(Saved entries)
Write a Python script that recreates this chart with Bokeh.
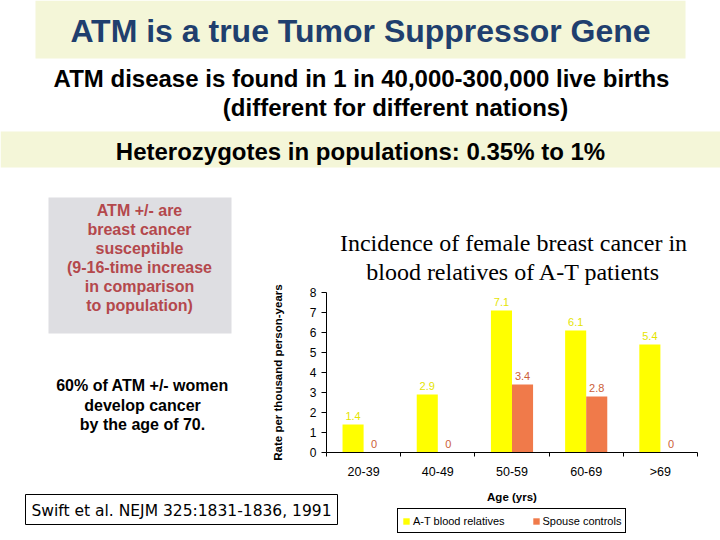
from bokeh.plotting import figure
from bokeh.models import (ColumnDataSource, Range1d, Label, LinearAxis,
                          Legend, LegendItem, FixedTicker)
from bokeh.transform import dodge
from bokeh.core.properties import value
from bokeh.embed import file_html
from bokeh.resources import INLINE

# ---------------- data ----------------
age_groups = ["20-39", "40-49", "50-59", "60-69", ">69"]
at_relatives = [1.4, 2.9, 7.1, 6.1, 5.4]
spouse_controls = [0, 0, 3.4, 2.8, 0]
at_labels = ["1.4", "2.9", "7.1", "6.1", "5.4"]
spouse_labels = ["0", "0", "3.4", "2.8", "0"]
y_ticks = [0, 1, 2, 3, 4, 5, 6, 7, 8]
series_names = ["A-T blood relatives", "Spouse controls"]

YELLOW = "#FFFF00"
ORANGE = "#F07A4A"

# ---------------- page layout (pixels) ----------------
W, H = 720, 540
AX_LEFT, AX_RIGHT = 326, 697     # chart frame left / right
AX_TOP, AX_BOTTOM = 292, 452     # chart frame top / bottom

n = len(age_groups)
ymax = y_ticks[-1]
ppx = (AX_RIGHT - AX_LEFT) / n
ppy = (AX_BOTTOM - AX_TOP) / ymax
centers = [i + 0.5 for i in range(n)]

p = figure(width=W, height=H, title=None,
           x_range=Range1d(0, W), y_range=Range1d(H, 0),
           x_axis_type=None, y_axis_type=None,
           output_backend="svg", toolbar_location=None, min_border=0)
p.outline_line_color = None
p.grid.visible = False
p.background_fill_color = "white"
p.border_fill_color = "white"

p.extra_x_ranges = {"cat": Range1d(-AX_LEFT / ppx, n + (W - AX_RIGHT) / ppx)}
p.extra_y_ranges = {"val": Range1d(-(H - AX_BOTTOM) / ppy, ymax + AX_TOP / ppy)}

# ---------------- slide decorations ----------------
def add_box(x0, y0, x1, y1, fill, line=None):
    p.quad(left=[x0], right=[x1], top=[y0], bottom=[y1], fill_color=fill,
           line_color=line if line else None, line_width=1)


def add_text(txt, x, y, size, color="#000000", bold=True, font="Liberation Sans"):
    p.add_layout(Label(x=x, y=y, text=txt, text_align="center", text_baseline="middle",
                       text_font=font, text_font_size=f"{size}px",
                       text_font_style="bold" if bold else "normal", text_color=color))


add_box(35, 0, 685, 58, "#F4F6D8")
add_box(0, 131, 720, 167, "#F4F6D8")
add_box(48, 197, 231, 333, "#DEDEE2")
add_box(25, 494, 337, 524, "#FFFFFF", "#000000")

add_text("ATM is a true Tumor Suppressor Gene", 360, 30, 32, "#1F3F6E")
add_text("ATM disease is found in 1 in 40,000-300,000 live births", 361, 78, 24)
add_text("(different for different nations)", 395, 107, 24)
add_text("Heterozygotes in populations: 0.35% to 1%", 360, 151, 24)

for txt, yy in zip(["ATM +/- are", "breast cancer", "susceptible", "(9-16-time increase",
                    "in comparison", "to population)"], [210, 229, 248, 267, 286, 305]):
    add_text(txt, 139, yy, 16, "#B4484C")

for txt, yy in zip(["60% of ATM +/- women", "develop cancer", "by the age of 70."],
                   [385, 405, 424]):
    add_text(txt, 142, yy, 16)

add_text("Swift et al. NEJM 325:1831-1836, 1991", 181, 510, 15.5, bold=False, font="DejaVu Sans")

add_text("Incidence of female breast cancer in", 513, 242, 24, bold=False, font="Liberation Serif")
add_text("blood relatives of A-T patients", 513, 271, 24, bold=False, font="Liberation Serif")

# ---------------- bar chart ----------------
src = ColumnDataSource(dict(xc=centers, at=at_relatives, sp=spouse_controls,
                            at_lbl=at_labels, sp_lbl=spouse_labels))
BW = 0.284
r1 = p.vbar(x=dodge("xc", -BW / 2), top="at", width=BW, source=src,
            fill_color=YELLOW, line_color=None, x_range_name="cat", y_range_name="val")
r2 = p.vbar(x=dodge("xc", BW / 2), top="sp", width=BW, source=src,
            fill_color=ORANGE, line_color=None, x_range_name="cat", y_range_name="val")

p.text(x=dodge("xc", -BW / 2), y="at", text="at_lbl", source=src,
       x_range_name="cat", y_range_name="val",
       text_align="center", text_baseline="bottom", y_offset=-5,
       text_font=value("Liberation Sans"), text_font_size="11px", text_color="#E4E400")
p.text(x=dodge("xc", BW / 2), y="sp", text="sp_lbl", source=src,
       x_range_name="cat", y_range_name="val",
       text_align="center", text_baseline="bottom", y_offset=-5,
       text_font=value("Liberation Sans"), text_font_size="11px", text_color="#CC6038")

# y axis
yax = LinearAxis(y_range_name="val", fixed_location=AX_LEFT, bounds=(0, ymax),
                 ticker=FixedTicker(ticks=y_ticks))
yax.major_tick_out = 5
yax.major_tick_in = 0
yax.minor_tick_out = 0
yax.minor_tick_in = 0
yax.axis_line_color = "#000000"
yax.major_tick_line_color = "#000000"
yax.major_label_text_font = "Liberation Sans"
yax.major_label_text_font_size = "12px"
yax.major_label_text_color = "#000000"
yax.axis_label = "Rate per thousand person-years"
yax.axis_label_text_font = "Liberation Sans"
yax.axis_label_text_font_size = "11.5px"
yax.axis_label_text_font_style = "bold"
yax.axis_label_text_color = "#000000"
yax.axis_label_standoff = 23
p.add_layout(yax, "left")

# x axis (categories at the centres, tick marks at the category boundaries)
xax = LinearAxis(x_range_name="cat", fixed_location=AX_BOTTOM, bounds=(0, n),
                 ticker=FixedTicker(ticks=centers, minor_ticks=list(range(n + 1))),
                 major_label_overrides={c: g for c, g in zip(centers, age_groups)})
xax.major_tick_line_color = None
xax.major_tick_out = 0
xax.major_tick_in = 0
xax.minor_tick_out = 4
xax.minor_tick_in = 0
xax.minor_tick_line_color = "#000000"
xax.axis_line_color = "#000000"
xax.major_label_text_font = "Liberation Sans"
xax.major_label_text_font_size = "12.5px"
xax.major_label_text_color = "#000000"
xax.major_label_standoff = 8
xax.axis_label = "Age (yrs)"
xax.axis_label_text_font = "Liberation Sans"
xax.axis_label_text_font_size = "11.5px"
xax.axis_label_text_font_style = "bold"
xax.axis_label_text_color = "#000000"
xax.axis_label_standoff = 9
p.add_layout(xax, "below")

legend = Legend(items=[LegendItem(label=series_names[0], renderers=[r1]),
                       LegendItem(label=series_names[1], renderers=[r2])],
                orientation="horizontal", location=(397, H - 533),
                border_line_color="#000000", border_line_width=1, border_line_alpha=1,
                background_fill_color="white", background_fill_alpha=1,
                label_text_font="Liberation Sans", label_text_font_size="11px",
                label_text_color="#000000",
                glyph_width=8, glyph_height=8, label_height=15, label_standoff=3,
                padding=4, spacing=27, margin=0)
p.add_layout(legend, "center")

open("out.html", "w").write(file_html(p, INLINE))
--
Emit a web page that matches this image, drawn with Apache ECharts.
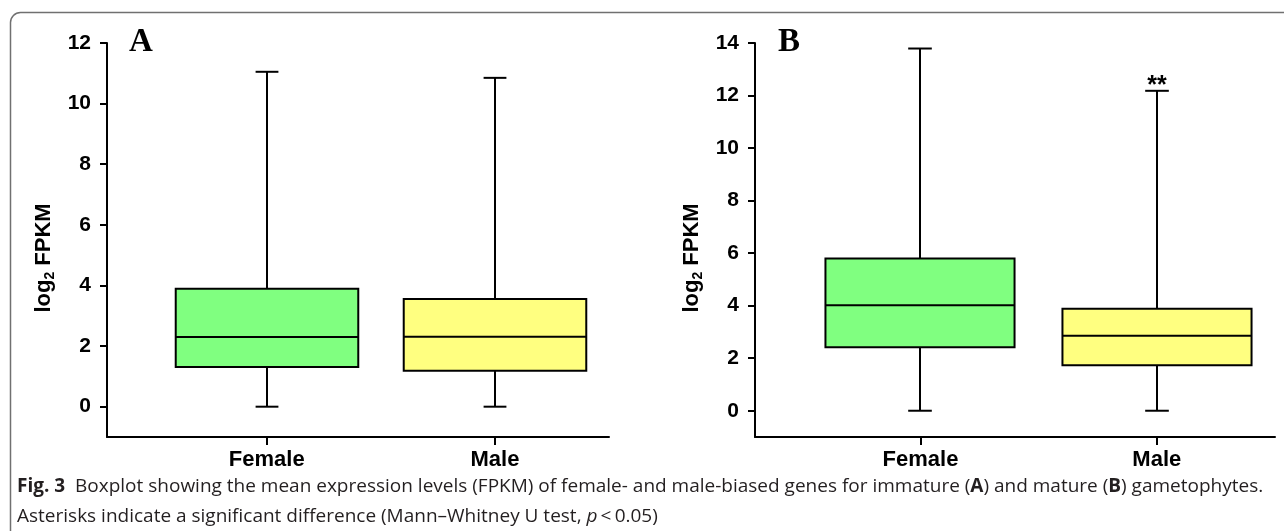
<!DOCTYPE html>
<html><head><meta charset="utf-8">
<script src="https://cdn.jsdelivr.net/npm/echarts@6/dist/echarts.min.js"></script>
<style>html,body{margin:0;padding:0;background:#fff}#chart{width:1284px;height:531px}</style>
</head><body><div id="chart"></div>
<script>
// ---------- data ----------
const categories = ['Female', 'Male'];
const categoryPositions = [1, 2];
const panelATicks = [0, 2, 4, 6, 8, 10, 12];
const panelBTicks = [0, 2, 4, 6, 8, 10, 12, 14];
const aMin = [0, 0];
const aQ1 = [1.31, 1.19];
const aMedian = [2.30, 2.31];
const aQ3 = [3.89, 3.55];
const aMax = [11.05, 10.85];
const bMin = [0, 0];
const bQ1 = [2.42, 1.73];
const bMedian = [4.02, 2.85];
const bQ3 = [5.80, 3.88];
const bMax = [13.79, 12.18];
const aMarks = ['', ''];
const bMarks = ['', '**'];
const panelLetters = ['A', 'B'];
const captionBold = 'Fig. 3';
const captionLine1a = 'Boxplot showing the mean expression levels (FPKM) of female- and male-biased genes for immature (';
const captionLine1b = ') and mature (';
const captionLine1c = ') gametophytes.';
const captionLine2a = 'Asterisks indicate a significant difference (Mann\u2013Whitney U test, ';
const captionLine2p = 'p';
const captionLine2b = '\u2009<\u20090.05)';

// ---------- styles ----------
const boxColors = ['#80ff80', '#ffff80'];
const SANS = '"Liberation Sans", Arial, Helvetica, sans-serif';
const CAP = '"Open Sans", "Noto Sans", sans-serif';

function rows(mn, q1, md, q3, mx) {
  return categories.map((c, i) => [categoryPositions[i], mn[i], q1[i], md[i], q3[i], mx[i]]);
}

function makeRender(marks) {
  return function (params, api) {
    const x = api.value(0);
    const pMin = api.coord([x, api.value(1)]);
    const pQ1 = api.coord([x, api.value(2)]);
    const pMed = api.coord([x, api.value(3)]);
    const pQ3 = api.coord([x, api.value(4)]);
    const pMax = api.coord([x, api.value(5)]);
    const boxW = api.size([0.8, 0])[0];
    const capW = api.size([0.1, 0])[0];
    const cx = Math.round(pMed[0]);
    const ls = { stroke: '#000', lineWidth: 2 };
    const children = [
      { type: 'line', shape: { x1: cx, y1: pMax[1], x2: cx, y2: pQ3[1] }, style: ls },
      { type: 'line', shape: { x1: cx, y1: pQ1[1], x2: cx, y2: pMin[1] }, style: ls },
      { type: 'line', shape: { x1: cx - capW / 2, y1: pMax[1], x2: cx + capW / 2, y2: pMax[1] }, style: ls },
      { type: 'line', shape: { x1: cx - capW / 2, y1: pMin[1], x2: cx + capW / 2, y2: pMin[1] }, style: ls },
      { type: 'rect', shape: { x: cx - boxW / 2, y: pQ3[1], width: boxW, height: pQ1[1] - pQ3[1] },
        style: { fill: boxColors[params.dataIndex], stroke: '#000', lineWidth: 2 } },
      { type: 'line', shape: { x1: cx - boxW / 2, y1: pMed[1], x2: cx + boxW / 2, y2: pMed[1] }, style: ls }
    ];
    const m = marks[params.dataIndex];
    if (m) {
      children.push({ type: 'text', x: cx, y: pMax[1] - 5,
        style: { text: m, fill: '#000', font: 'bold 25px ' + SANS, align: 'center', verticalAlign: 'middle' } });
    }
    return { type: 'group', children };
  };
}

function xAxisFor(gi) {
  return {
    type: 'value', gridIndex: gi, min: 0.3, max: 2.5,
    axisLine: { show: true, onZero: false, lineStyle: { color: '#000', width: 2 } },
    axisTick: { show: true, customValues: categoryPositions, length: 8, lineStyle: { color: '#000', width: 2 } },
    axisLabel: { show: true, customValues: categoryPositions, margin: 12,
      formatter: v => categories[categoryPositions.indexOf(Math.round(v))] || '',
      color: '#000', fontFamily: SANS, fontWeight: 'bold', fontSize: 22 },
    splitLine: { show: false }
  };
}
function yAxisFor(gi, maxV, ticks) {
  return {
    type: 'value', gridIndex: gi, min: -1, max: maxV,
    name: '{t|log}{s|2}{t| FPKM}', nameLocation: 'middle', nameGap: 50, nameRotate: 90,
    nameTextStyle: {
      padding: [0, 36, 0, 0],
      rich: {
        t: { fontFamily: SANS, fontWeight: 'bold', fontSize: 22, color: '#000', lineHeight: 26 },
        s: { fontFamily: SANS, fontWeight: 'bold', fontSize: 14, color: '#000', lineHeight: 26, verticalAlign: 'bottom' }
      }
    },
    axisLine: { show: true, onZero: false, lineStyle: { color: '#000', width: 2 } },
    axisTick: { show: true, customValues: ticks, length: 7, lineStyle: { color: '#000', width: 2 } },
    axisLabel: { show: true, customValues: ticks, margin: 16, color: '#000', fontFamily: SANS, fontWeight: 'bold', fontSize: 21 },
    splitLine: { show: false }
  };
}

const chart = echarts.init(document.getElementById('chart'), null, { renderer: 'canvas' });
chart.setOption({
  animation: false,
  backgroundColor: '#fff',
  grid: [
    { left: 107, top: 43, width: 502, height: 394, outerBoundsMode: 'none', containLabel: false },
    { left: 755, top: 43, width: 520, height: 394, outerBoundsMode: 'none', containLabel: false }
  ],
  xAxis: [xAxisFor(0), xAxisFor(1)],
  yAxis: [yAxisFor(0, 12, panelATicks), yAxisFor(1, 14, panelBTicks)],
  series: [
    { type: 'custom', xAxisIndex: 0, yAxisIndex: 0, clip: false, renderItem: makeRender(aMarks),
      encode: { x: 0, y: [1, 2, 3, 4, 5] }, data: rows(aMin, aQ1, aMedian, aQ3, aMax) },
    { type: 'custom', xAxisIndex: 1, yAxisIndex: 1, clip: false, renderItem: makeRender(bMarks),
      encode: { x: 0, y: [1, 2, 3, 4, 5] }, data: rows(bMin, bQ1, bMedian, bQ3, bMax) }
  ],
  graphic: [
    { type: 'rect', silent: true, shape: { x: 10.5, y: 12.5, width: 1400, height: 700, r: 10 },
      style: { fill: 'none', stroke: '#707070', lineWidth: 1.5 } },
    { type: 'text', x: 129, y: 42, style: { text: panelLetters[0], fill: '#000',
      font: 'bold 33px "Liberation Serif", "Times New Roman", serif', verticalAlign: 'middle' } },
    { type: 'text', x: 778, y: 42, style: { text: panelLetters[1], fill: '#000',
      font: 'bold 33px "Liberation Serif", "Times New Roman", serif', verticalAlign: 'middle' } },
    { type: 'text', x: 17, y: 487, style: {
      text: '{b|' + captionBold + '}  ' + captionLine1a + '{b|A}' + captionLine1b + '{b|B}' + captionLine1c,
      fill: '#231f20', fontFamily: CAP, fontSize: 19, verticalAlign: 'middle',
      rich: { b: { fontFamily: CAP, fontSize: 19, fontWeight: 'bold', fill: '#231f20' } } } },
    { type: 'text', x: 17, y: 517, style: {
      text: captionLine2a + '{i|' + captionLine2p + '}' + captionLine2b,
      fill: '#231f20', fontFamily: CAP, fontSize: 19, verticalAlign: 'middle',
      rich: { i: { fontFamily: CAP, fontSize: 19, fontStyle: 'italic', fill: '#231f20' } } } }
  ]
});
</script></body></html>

• The request
Do not include pictures. Give again exactly the lines starting at the one with "Write a Python" and ending at the one with "from bokeh.resources import INLINE", both included.

• Task output
Write a Python script that recreates this chart with Bokeh.
from bokeh.plotting import figure
from bokeh.models import (ColumnDataSource, Range1d, Label, LinearAxis,
                          Legend, LegendItem, FixedTicker)
from bokeh.transform import dodge
from bokeh.core.properties import value
from bokeh.embed import file_html
from bokeh.resources import INLINE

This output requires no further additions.